== Short task ==
Transcribe everything in the data word for word. Pictures are left out.
#####
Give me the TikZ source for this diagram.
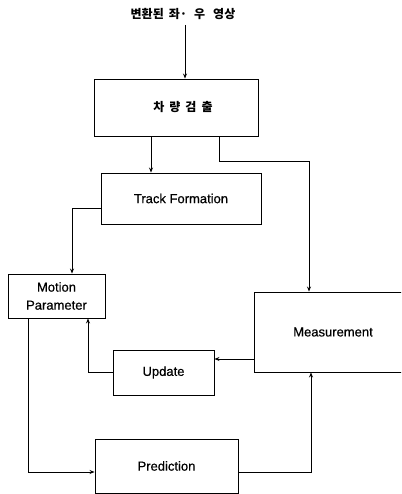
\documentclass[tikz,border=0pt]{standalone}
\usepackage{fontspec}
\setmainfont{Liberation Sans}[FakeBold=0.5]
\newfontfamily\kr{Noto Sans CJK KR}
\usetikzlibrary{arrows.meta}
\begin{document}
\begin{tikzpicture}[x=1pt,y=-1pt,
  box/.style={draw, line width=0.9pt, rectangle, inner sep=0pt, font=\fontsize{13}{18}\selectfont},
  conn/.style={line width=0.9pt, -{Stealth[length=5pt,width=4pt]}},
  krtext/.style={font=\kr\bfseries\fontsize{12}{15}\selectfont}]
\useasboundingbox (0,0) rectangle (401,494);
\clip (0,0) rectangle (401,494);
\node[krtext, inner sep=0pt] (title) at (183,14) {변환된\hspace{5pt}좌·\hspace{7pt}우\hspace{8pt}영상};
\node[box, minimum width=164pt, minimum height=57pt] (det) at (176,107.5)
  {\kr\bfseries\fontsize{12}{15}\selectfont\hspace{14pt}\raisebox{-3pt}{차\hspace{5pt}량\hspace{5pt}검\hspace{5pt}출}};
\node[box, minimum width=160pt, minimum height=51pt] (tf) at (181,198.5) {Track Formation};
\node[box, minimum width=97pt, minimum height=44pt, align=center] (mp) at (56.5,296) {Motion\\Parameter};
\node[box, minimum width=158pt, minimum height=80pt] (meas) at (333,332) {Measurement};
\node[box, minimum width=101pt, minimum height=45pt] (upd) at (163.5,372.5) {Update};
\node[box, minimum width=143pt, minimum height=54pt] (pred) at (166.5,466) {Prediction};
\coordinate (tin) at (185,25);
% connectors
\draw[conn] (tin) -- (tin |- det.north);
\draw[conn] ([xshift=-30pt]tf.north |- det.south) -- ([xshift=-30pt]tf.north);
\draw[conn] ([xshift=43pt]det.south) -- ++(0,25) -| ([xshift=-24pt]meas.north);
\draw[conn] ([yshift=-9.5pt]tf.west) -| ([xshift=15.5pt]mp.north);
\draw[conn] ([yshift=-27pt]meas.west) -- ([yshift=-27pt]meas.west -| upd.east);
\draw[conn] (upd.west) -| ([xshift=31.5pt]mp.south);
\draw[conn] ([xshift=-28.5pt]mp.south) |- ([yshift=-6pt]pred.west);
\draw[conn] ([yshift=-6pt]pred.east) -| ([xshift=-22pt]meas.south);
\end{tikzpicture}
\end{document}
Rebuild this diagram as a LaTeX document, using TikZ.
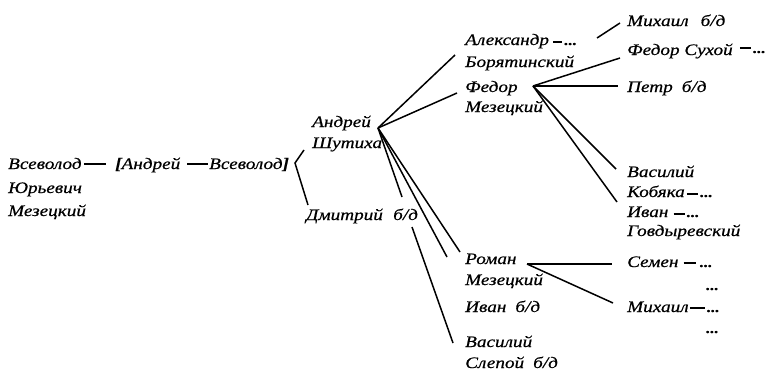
#####
== Correct response ==
Give me the TikZ source for this diagram.
\documentclass[tikz,border=0pt]{standalone}
\usepackage{fontspec}
\setmainfont{Liberation Sans}[FakeBold=0.5]
\newfontfamily\kr{Noto Sans CJK KR}
\usetikzlibrary{arrows.meta}
\begin{document}
\begin{tikzpicture}[x=1pt,y=-1pt,
  box/.style={draw, line width=0.9pt, rectangle, inner sep=0pt, font=\fontsize{13}{18}\selectfont},
  conn/.style={line width=0.9pt, -{Stealth[length=5pt,width=4pt]}},
  krtext/.style={font=\kr\bfseries\fontsize{12}{15}\selectfont}]
\useasboundingbox (0,0) rectangle (401,494);
\clip (0,0) rectangle (401,494);
\node[krtext, inner sep=0pt] (title) at (183,14) {변환된\hspace{5pt}좌·\hspace{7pt}우\hspace{8pt}영상};
\node[box, minimum width=164pt, minimum height=57pt] (det) at (176,107.5)
  {\kr\bfseries\fontsize{12}{15}\selectfont\hspace{14pt}\raisebox{-3pt}{차\hspace{5pt}량\hspace{5pt}검\hspace{5pt}출}};
\node[box, minimum width=160pt, minimum height=51pt] (tf) at (181,198.5) {Track Formation};
\node[box, minimum width=97pt, minimum height=44pt, align=center] (mp) at (56.5,296) {Motion\\Parameter};
\node[box, minimum width=158pt, minimum height=80pt] (meas) at (333,332) {Measurement};
\node[box, minimum width=101pt, minimum height=45pt] (upd) at (163.5,372.5) {Update};
\node[box, minimum width=143pt, minimum height=54pt] (pred) at (166.5,466) {Prediction};
\coordinate (tin) at (185,25);
% connectors
\draw[conn] (tin) -- (tin |- det.north);
\draw[conn] ([xshift=-30pt]tf.north |- det.south) -- ([xshift=-30pt]tf.north);
\draw[conn] ([xshift=43pt]det.south) -- ++(0,25) -| ([xshift=-24pt]meas.north);
\draw[conn] ([yshift=-9.5pt]tf.west) -| ([xshift=15.5pt]mp.north);
\draw[conn] ([yshift=-27pt]meas.west) -- ([yshift=-27pt]meas.west -| upd.east);
\draw[conn] (upd.west) -| ([xshift=31.5pt]mp.south);
\draw[conn] ([xshift=-28.5pt]mp.south) |- ([yshift=-6pt]pred.west);
\draw[conn] ([yshift=-6pt]pred.east) -| ([xshift=-22pt]meas.south);
\end{tikzpicture}
\end{document}
Rebuild this diagram as a LaTeX document, using TikZ.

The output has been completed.